In reply to Re: Lou's reply to Kathlee-anwsng » Lou Pilder, posted by kahlee on March 19, 2008, at 21:21:04

> Lou,
> The imagery you talk about is like what I see in my dreams. All I want is peace. Sometimes I just think that this is how things are supposed to be. That all of these experiences are learning experiences, teaching me lessons that I will need in my next life / afterlife etc. I'm trying so deperately to find meaning and validation for the pain that I feel, that I have felt for more than 20 years. I see the beauty in my life, the blessings. Somehow, it makes me feel guilty that I have been given so much but yet I am still so unbelieveably sad and empty. How can I feel empty when I have two amazing, beautiful children? They are my joy, and I feel like by not being happy in my life, I'm somehow disrespecting the gifts I have been given... thus, more guilt. I just don't know.

Kathlee,
You wrote,[...All I want is peace...to find meaning...sad an angry...just don't know...].

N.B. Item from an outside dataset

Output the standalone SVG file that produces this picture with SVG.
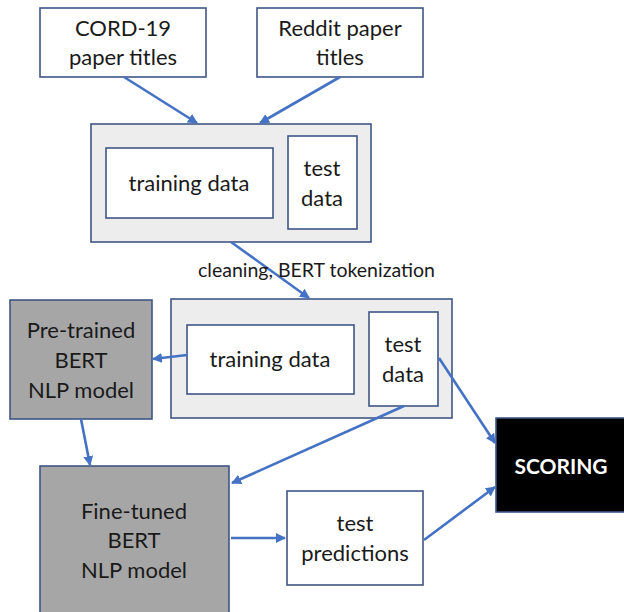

As I see in your writing, I see a wilderness, a desert, a wildernes an desert of the spirit that have made you thirsty.
What I have been writing here about is peace, but not as the world gives. It has been revealed to me that there is a peace that goes beyond understanding and that this peace comes from above and is given to those that, like yourself, thirsts to find a way out from sadness and anger.
This peace is without price.
It has been revealed to me that peace can be found in the rain, for there are the waters of Life.
The rain comes down from heaven and does not return there but waters the earth. There is a living rain that comes doen from heaven and waters the spirit of those that thirst for peace.